**REQUEST:**
Word for word, copy all the data and drop the pictures.

··· THE DATA

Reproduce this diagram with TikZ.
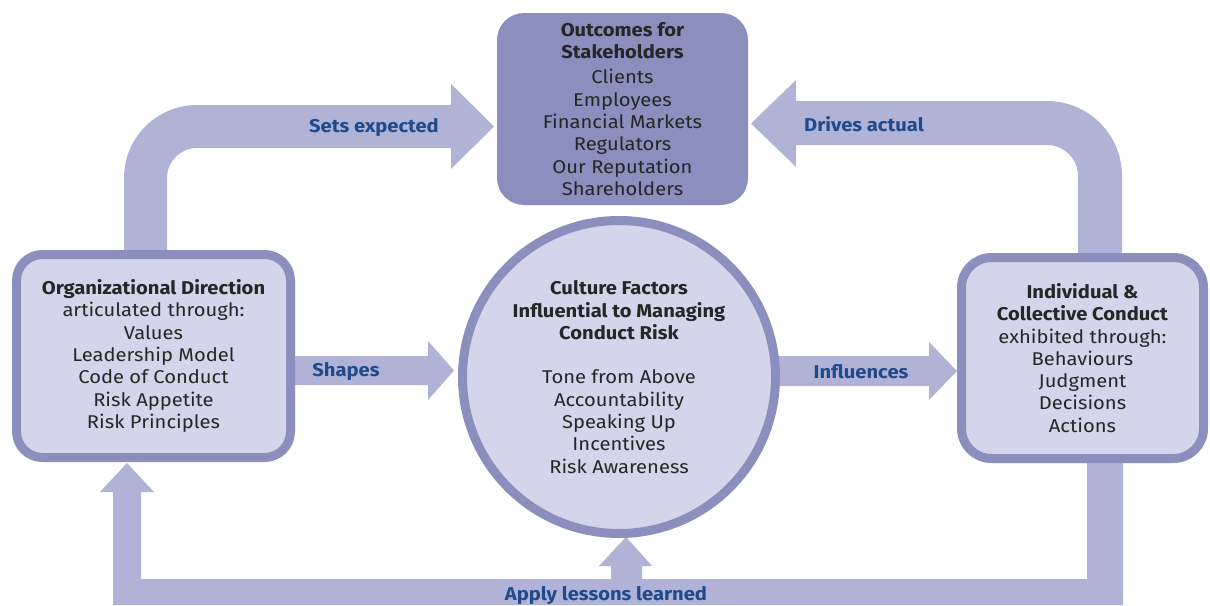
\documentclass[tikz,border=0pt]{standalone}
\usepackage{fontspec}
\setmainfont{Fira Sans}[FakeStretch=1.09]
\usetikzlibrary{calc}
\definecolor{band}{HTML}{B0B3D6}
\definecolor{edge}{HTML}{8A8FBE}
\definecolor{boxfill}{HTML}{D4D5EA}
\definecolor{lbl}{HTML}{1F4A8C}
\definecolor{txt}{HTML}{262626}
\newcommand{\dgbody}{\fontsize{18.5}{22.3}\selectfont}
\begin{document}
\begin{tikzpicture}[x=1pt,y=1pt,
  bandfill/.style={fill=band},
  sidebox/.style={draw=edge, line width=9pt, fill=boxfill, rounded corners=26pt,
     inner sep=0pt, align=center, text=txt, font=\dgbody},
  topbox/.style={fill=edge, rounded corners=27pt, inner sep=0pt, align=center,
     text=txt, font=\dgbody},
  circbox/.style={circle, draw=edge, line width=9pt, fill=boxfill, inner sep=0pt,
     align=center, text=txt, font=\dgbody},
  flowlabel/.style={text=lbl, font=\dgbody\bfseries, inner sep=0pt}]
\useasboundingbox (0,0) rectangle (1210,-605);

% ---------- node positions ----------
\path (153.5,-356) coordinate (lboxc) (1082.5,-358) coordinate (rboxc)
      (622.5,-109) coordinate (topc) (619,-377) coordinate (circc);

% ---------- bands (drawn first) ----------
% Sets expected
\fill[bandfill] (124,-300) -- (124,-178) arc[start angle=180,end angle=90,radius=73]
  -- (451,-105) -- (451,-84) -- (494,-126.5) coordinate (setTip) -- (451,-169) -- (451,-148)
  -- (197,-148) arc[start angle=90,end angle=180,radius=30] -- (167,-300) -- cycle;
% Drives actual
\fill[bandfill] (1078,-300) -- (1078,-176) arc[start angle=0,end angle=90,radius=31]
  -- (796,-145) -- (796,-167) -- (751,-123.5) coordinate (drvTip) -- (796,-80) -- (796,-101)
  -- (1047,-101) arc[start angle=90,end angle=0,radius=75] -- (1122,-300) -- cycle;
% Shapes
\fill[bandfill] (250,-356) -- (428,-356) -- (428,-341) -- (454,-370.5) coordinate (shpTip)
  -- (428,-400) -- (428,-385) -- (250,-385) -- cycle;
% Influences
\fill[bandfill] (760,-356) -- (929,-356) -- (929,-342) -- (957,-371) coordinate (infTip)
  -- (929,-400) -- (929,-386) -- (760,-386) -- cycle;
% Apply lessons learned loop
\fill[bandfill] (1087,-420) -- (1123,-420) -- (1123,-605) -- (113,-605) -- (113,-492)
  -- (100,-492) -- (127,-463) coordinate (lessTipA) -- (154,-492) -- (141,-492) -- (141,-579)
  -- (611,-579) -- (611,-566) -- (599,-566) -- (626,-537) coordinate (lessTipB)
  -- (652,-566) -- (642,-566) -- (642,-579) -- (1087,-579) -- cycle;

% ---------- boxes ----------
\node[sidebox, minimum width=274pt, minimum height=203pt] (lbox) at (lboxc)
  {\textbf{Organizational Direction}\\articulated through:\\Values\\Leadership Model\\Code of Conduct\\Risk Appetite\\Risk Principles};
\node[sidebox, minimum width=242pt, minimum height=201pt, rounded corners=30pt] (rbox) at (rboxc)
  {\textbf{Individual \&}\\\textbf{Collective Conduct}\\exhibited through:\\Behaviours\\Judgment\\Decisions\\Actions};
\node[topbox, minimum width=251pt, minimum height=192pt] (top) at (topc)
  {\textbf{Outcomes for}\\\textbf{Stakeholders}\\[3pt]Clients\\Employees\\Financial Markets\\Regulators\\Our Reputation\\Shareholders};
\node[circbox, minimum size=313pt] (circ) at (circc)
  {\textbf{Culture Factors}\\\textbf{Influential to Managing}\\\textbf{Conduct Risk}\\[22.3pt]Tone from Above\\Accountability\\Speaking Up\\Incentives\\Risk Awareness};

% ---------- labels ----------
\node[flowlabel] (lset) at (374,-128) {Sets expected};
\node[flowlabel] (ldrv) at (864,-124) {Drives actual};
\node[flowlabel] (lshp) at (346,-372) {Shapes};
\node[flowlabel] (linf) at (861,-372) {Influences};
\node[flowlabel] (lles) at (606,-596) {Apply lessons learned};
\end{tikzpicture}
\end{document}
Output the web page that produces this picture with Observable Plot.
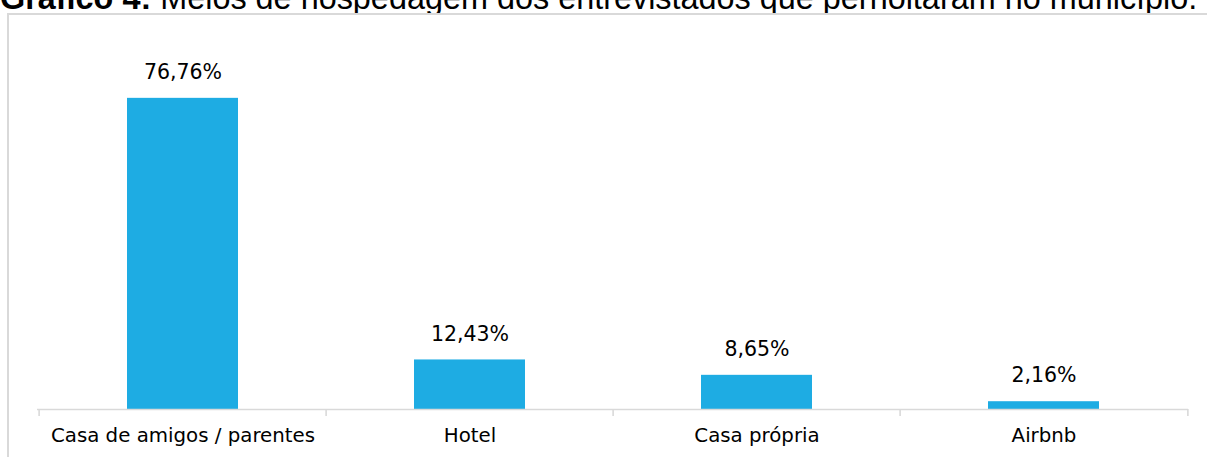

······

**EXERCISE SOLUTION:**
Reproduce this diagram with TikZ.
\documentclass[tikz,border=0pt]{standalone}
\usepackage{fontspec}
\setmainfont{Fira Sans}[FakeStretch=1.09]
\usetikzlibrary{calc}
\definecolor{band}{HTML}{B0B3D6}
\definecolor{edge}{HTML}{8A8FBE}
\definecolor{boxfill}{HTML}{D4D5EA}
\definecolor{lbl}{HTML}{1F4A8C}
\definecolor{txt}{HTML}{262626}
\newcommand{\dgbody}{\fontsize{18.5}{22.3}\selectfont}
\begin{document}
\begin{tikzpicture}[x=1pt,y=1pt,
  bandfill/.style={fill=band},
  sidebox/.style={draw=edge, line width=9pt, fill=boxfill, rounded corners=26pt,
     inner sep=0pt, align=center, text=txt, font=\dgbody},
  topbox/.style={fill=edge, rounded corners=27pt, inner sep=0pt, align=center,
     text=txt, font=\dgbody},
  circbox/.style={circle, draw=edge, line width=9pt, fill=boxfill, inner sep=0pt,
     align=center, text=txt, font=\dgbody},
  flowlabel/.style={text=lbl, font=\dgbody\bfseries, inner sep=0pt}]
\useasboundingbox (0,0) rectangle (1210,-605);

% ---------- node positions ----------
\path (153.5,-356) coordinate (lboxc) (1082.5,-358) coordinate (rboxc)
      (622.5,-109) coordinate (topc) (619,-377) coordinate (circc);

% ---------- bands (drawn first) ----------
% Sets expected
\fill[bandfill] (124,-300) -- (124,-178) arc[start angle=180,end angle=90,radius=73]
  -- (451,-105) -- (451,-84) -- (494,-126.5) coordinate (setTip) -- (451,-169) -- (451,-148)
  -- (197,-148) arc[start angle=90,end angle=180,radius=30] -- (167,-300) -- cycle;
% Drives actual
\fill[bandfill] (1078,-300) -- (1078,-176) arc[start angle=0,end angle=90,radius=31]
  -- (796,-145) -- (796,-167) -- (751,-123.5) coordinate (drvTip) -- (796,-80) -- (796,-101)
  -- (1047,-101) arc[start angle=90,end angle=0,radius=75] -- (1122,-300) -- cycle;
% Shapes
\fill[bandfill] (250,-356) -- (428,-356) -- (428,-341) -- (454,-370.5) coordinate (shpTip)
  -- (428,-400) -- (428,-385) -- (250,-385) -- cycle;
% Influences
\fill[bandfill] (760,-356) -- (929,-356) -- (929,-342) -- (957,-371) coordinate (infTip)
  -- (929,-400) -- (929,-386) -- (760,-386) -- cycle;
% Apply lessons learned loop
\fill[bandfill] (1087,-420) -- (1123,-420) -- (1123,-605) -- (113,-605) -- (113,-492)
  -- (100,-492) -- (127,-463) coordinate (lessTipA) -- (154,-492) -- (141,-492) -- (141,-579)
  -- (611,-579) -- (611,-566) -- (599,-566) -- (626,-537) coordinate (lessTipB)
  -- (652,-566) -- (642,-566) -- (642,-579) -- (1087,-579) -- cycle;

% ---------- boxes ----------
\node[sidebox, minimum width=274pt, minimum height=203pt] (lbox) at (lboxc)
  {\textbf{Organizational Direction}\\articulated through:\\Values\\Leadership Model\\Code of Conduct\\Risk Appetite\\Risk Principles};
\node[sidebox, minimum width=242pt, minimum height=201pt, rounded corners=30pt] (rbox) at (rboxc)
  {\textbf{Individual \&}\\\textbf{Collective Conduct}\\exhibited through:\\Behaviours\\Judgment\\Decisions\\Actions};
\node[topbox, minimum width=251pt, minimum height=192pt] (top) at (topc)
  {\textbf{Outcomes for}\\\textbf{Stakeholders}\\[3pt]Clients\\Employees\\Financial Markets\\Regulators\\Our Reputation\\Shareholders};
\node[circbox, minimum size=313pt] (circ) at (circc)
  {\textbf{Culture Factors}\\\textbf{Influential to Managing}\\\textbf{Conduct Risk}\\[22.3pt]Tone from Above\\Accountability\\Speaking Up\\Incentives\\Risk Awareness};

% ---------- labels ----------
\node[flowlabel] (lset) at (374,-128) {Sets expected};
\node[flowlabel] (ldrv) at (864,-124) {Drives actual};
\node[flowlabel] (lshp) at (346,-372) {Shapes};
\node[flowlabel] (linf) at (861,-372) {Influences};
\node[flowlabel] (lles) at (606,-596) {Apply lessons learned};
\end{tikzpicture}
\end{document}
Output the web page that produces this picture with Observable Plot.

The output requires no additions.